Fighting the No-Win Scenario


Entry 01/16/2015 08:59:04 AM – Mentat 852

Christ on a drunken rampage… You’d think I’d know better sometimes (but I don’t). I get into a discussion with some teenage bisexual girl about her inherent disdain about the use of the label bisexual and feeling constrained by the baggage associated with the word, struggles to find a better word to use. The conversation makes its way to a part about self-editing and how everyone does it. She of course denies that she does in her offline life yet does so online… All right… She’s wrong there, she provides proof that she does edit with the general public but she goes on anyway happily defining how it’s selective and continues to whinge about the limits of the word bisexual and tries to drum her point on and on trying to create a no-win scenario.

It naturally doesn’t work with me. I don’t allow myself to be limited by choices other people try to foist on me. If I don’t like the choices given to me, I have always made my own. I provided proof to this in the form of a brief story about as a kindergärtner I have always been ridiculed for my perspective.

The no-win scenario continues as she shifts the debate turns into some sort of attack against her and her bisexuality and how its an amateurish psychoanalysis. Seeing that answer I’m reminded all too keenly of the non-stop debates and battles with my ex Rick and no matter what I could possibly posit during the debate was going to be always wrong.

I typed the typical response: told her that if that’s what she thinks, nothing I can say will change that and the thoughts I’ve had on this will go untyped. I went further to wish her well and hoped for the day that she found a word that she felt comfortable with and moved on from there.

I find myself feeling like Roger Moore’s character in Ffolkes and his absolute disdain of women.

I am also reminded of a friend in New Jersey when talking to his daughter always said, “I should throw away my set of encyclopedias because you seem to know every fucking thing!”

I had worked up a rather good response, but because I’m tired of fighting a no-win scenario with someone that already seems to know-it-all, I’ve decided I’m going to put it here.

The plain and simple fact is, the baggage associated with bisexuality isn’t new. While there are elements of it that are unique, the fact is ANY sexuality other than heterosexual has come with its own depressing sort of negative baggage. Take for example when I came out of the closet back in 1979. It’s only 10 years after the Stonewall Riot (or the gay shot heard around the world). Being gay wasn’t glamorous. The baggage it had was ugly. Being forever alone when invited to friends and family parties, weddings, etc. Being STD (and shortly after) and AIDS carriers. A life at the bars with nothing more than one-night stands. I can never have a family or children.

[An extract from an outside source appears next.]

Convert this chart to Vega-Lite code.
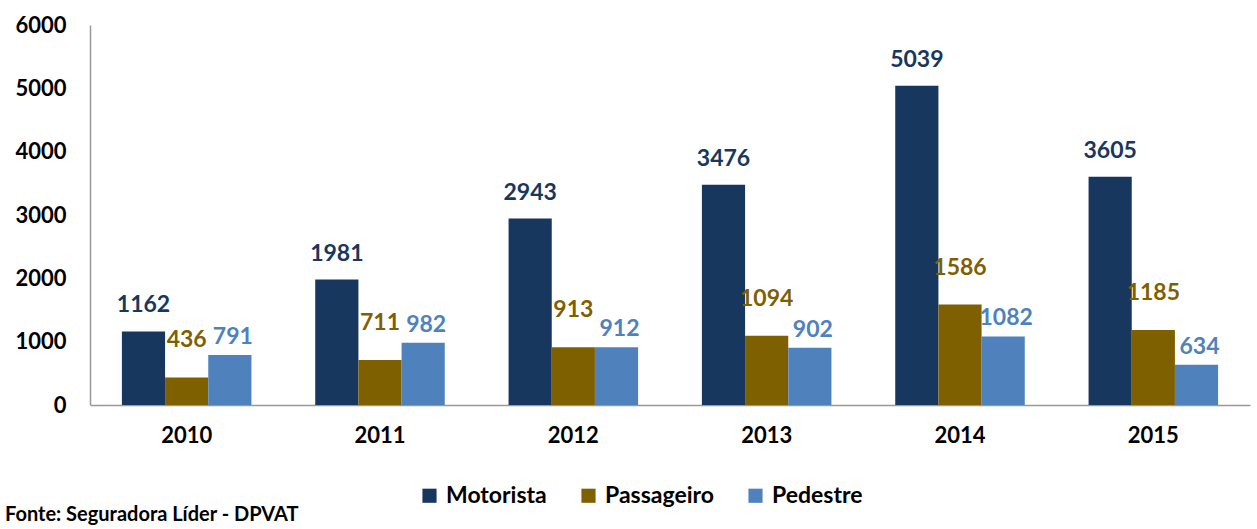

The thing is I wasn’t going to have any of this. I wanted a husband. I wanted the house with a picket fence. I wanted the children and the pets (cats… not dogs… I always preferred cats). I changed my label to queer (in defiance) and went forward chasing my dreams. Back when I came out I was told by peers — straight and gay — I was a dreamer (at best) or delusional (at worst). Still I followed my dreams…

Fast forward 20 years and we see my dreams weren’t so delusional or the products of some demented dream. And while I can’t remotely claim to have revolutionized the social transformation and perception of the gay & lesbian community, I can take a little pride in the fact that I wasn’t alone in this. I had — in my own demented and stubborn way — helped it along small and humble as it was.

The thing is this woman that I ended up discussing and walking away from isn’t alone in her plight either. There are plenty of other people even if she can’t see them — going through the same struggles of fighting against the stereotyping and the baggage associated to being bisexual. While she might not be in contact with them, I have seen that they exist. Some simply bow to the pressure and choose a side (straight or gay) to make their lives simpler. Some stick to it and prove — through their actions — they are more than the stereotypes (and baggage) associated to the label.

I tried to explain to her that if she wants to fight against that stereotype to do so. Damned the torpedoes full steam ahead… Take a label that fit her and put her tits to the wind (as Bette Middler once said in a comedy sketch years ago). To listen to the sound of her own drum and march to it. After all, she did so when she defiantly tried to redefine the part of the conversation about self-editing (it was still wrong — everyone, even her self-edits — she just edits herself to the general public. But the point was she did so with the pride necessary to break other limitations). She had it within her to do the same against words she didn’t like or fit her.

There’s another saying that comes to mind in all this: “sticks and stones…” A word can only hurt you if you allow it. A name can only hurt you if you take it personally. If you succumb to the title, the label and feel negative (either in anger or in sadness) those labels have taken possession of you.

Was I hurt by the labels? The stereotypes? The baggage associated to the label? Damn Skippy. I’m human and not impervious to the name calling. And while I can understand the need for wallowing in that pain in that self-pity, but yet… somewhere along the line I turned it into an act of defiance. I would not and will not succumb to those stereotypes.

The last bit of wisdom came to me in the late 70s (about the time I came out) that went: There are three kinds (of people)… The wills, the won’ts and the can’ts. The wills accomplish everything, the won’ts oppose everything and the can’ts won’t try anything. I promised myself I would be one of those that will. And haven’t stopped since.